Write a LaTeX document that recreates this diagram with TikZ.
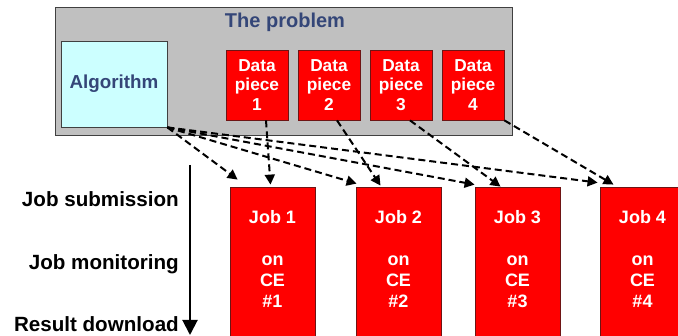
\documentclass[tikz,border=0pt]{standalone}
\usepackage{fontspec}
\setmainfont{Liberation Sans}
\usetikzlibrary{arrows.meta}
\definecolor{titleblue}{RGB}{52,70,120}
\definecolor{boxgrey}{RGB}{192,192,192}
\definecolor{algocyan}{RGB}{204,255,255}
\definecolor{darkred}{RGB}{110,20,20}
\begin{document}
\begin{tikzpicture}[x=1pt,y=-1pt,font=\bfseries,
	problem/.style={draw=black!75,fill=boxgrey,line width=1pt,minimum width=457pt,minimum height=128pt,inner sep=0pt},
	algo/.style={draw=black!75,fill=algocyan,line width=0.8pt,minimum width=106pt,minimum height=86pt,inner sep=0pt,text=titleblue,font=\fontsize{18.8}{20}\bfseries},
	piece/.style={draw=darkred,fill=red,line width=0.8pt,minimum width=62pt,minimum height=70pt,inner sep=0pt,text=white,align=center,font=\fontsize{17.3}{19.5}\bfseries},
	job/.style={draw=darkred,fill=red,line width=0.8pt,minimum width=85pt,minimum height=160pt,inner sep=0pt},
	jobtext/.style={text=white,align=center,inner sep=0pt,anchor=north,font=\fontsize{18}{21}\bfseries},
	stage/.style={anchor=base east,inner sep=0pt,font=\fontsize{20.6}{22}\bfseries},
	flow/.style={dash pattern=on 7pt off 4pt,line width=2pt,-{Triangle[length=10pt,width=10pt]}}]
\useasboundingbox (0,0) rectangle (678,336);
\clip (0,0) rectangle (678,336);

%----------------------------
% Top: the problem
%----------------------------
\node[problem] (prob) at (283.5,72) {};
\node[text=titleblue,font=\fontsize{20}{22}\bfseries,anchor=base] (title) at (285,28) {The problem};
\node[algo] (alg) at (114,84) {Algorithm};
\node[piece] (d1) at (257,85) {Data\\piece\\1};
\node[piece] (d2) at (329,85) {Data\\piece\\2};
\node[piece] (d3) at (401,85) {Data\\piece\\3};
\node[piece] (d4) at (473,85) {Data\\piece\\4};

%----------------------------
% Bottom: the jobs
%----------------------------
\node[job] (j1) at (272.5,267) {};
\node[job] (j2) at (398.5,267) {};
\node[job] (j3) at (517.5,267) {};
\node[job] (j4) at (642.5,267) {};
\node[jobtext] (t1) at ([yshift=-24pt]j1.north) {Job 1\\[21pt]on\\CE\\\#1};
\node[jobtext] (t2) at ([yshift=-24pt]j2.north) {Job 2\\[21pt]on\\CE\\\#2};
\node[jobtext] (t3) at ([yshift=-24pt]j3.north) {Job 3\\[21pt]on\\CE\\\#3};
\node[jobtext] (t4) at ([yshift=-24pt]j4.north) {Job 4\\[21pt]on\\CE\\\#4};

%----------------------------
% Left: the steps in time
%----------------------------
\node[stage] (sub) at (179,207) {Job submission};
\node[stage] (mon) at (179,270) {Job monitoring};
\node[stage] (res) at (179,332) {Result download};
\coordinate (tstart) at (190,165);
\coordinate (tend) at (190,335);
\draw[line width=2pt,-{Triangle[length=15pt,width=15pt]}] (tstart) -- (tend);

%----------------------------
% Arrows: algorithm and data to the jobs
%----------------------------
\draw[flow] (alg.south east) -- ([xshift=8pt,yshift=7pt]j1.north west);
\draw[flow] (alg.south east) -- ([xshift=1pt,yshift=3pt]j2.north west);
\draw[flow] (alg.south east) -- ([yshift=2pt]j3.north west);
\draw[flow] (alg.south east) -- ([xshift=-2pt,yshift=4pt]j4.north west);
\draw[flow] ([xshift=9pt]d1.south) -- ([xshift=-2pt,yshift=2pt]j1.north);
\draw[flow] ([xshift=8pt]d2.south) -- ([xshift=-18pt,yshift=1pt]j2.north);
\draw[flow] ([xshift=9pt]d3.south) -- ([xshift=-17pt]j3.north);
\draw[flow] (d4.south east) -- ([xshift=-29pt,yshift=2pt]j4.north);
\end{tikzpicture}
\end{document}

━━━━━━━━━━

Restate the data above exactly, stripping out each image.

Write a LaTeX document that recreates this diagram with TikZ.
\documentclass[tikz,border=0pt]{standalone}
\usepackage{fontspec}
\setmainfont{Liberation Sans}
\usetikzlibrary{arrows.meta}
\definecolor{titleblue}{RGB}{52,70,120}
\definecolor{boxgrey}{RGB}{192,192,192}
\definecolor{algocyan}{RGB}{204,255,255}
\definecolor{darkred}{RGB}{110,20,20}
\begin{document}
\begin{tikzpicture}[x=1pt,y=-1pt,font=\bfseries,
	problem/.style={draw=black!75,fill=boxgrey,line width=1pt,minimum width=457pt,minimum height=128pt,inner sep=0pt},
	algo/.style={draw=black!75,fill=algocyan,line width=0.8pt,minimum width=106pt,minimum height=86pt,inner sep=0pt,text=titleblue,font=\fontsize{18.8}{20}\bfseries},
	piece/.style={draw=darkred,fill=red,line width=0.8pt,minimum width=62pt,minimum height=70pt,inner sep=0pt,text=white,align=center,font=\fontsize{17.3}{19.5}\bfseries},
	job/.style={draw=darkred,fill=red,line width=0.8pt,minimum width=85pt,minimum height=160pt,inner sep=0pt},
	jobtext/.style={text=white,align=center,inner sep=0pt,anchor=north,font=\fontsize{18}{21}\bfseries},
	stage/.style={anchor=base east,inner sep=0pt,font=\fontsize{20.6}{22}\bfseries},
	flow/.style={dash pattern=on 7pt off 4pt,line width=2pt,-{Triangle[length=10pt,width=10pt]}}]
\useasboundingbox (0,0) rectangle (678,336);
\clip (0,0) rectangle (678,336);

%----------------------------
% Top: the problem
%----------------------------
\node[problem] (prob) at (283.5,72) {};
\node[text=titleblue,font=\fontsize{20}{22}\bfseries,anchor=base] (title) at (285,28) {The problem};
\node[algo] (alg) at (114,84) {Algorithm};
\node[piece] (d1) at (257,85) {Data\\piece\\1};
\node[piece] (d2) at (329,85) {Data\\piece\\2};
\node[piece] (d3) at (401,85) {Data\\piece\\3};
\node[piece] (d4) at (473,85) {Data\\piece\\4};

%----------------------------
% Bottom: the jobs
%----------------------------
\node[job] (j1) at (272.5,267) {};
\node[job] (j2) at (398.5,267) {};
\node[job] (j3) at (517.5,267) {};
\node[job] (j4) at (642.5,267) {};
\node[jobtext] (t1) at ([yshift=-24pt]j1.north) {Job 1\\[21pt]on\\CE\\\#1};
\node[jobtext] (t2) at ([yshift=-24pt]j2.north) {Job 2\\[21pt]on\\CE\\\#2};
\node[jobtext] (t3) at ([yshift=-24pt]j3.north) {Job 3\\[21pt]on\\CE\\\#3};
\node[jobtext] (t4) at ([yshift=-24pt]j4.north) {Job 4\\[21pt]on\\CE\\\#4};

%----------------------------
% Left: the steps in time
%----------------------------
\node[stage] (sub) at (179,207) {Job submission};
\node[stage] (mon) at (179,270) {Job monitoring};
\node[stage] (res) at (179,332) {Result download};
\coordinate (tstart) at (190,165);
\coordinate (tend) at (190,335);
\draw[line width=2pt,-{Triangle[length=15pt,width=15pt]}] (tstart) -- (tend);

%----------------------------
% Arrows: algorithm and data to the jobs
%----------------------------
\draw[flow] (alg.south east) -- ([xshift=8pt,yshift=7pt]j1.north west);
\draw[flow] (alg.south east) -- ([xshift=1pt,yshift=3pt]j2.north west);
\draw[flow] (alg.south east) -- ([yshift=2pt]j3.north west);
\draw[flow] (alg.south east) -- ([xshift=-2pt,yshift=4pt]j4.north west);
\draw[flow] ([xshift=9pt]d1.south) -- ([xshift=-2pt,yshift=2pt]j1.north);
\draw[flow] ([xshift=8pt]d2.south) -- ([xshift=-18pt,yshift=1pt]j2.north);
\draw[flow] ([xshift=9pt]d3.south) -- ([xshift=-17pt]j3.north);
\draw[flow] (d4.south east) -- ([xshift=-29pt,yshift=2pt]j4.north);
\end{tikzpicture}
\end{document}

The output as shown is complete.